Wednesday 21 November 2007

Biscuit Greatness

Not only has he done it again, he’s showing off to boot. I posted 488 words on the sometimes fraught relationship between chocolate digestives and Michael Parkinson, only for Stephen Fry to come along and slap 5000 words down on the counter and tell us to keep the change. His post is proof, as if proof were needed, that rarely have the words ‘insufferable’ and ‘know-it-all’ formed such a perfectly conjoined alliance.

Another display of Fry’s wordiness has galvanised me into action. Slipping the belt through the loops of my trousers this morning, I decided that I too would be wordy for a change. I would write something intelligent, something impossible not to read. My words would be sent across the globe as people acknowledges this as one of the blog posts of the year. It was only a matter of finding a topic that could attract a decent readership.

‘Why don’t you write about biscuits,’ said Judy from beneath the kitchen sink. ‘You’re always going on about them.’

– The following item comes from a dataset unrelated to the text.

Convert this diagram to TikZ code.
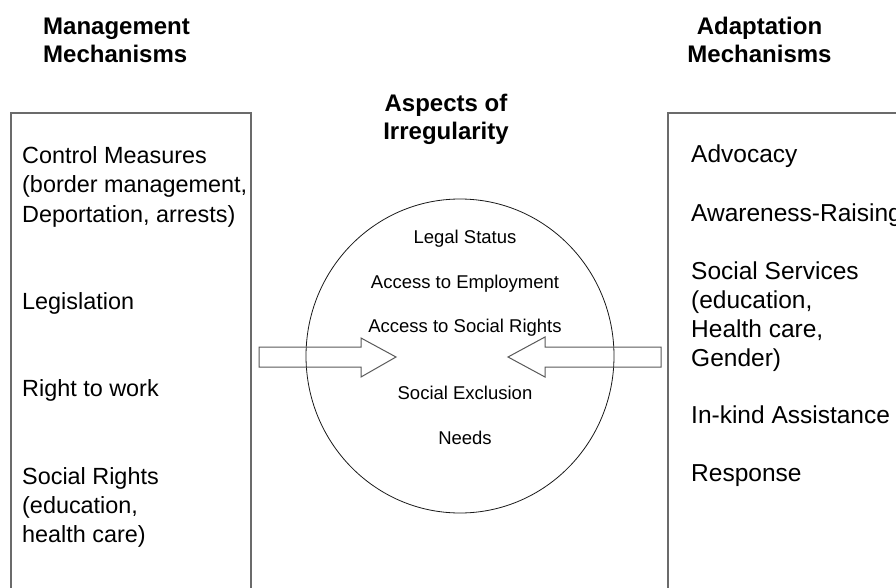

‘Am I?’ I replied, watching her unscrew the pipe from the leaking plughole. ‘I can’t say that I’ve ever noticed. Although, now I think about it, I’ve been meaning to write something about custard creams. I often wonder if it’s really custard and why I can’t just buy the cream to save me the trouble of scraping it from between those rather disappointing layers of biscuit.’

The drain clanked and Judy appeared, a greased delight with just a whiff of detergent.

‘I think that’s what you should do that right now, Richard,’ she said, coolly. I think she really meant it.

Only now that I’m sitting here, with my ankles high on my office desk and a custard cream in my hand, I’m finding it a bit hard going. Once you get down to it, there’s not much you can say about a custard cream. As much as I wanted this post to be a succinct thought experiment dedicated to the nature of Britain’s favourite biscuit, it threatens to become a minor treatise on how little there is to say on the subject. Even Wikipedia has a limited article on our nation's most loved biscuit.

At this point, a lesser man would have given up or chosen to waffle on about iPhones or his trip across America. But I’m not a lesser man. I pulled a few strings, set my team of researchers into action, and I think we’ve got a few interesting facts for you.

Did you know that the custard cream was invented in 1902 by Gerald Crumb, an ironic name, I know, but a man with a lifetime’s devotion to the fixing of highly-flavoured creams between biscuit layers? The design on the custard cream has never changed in all the years it has been a staple diet to old ladies, doctors, and priests. The detail is taken from the tomb of St. Gurnisaple, the patron saint of snacks (yes, there really is one if you check your Dictionary of Saints). The design contains bristles (some think they’re ferns but they are actually bristles) that represent Gurnisaple’s conversion to savoury foods during his commune with a hedgehog possessed by the spirit of the Lord.

In the last century, the custard cream has figured in some important moments in world history. It is the only biscuit to have been salvaged from the wreck of the Titanic, and a plate of them sat between Churchill, Stalin, and Roosevelt at Yalta. If you’ve read your Warren Commission lately, you’ll also remember that crumbs from custard creams were found in the pocket of J. Harvey Oswald and beneath the window of the Texas School Book Depository in Dallas. Some say that custard creams prove there was no conspiracy. Others say that custard creams are where the conspiracy begins. We may never know, but whether it’s their status as the snack of choice within Columbian drug cartels or the national symbol of the Dutch East Indies, custard creams remain the world’s most celebrated biscuit.

So, there you have it. It might only be a mere thousand words but this is probably the best potted history of the custard cream you’re likely to find on the Internet. At this point, Stephen Fry would still be only taking his second breath and you’d have another four thousand words to get through. I’ve done my work a fifth of the time. Stitch that, Stephen!

3 comments:

James Higham said...

Deeply profound tome, Richard - can something be deeply profound? I trust so.

Anonymous said...

i prefer gingernuts.

Trixy said...

It's quality, not quantity, Richard. And now I feel I know all I need to know about the custard cream. What would I need with another 4000 words?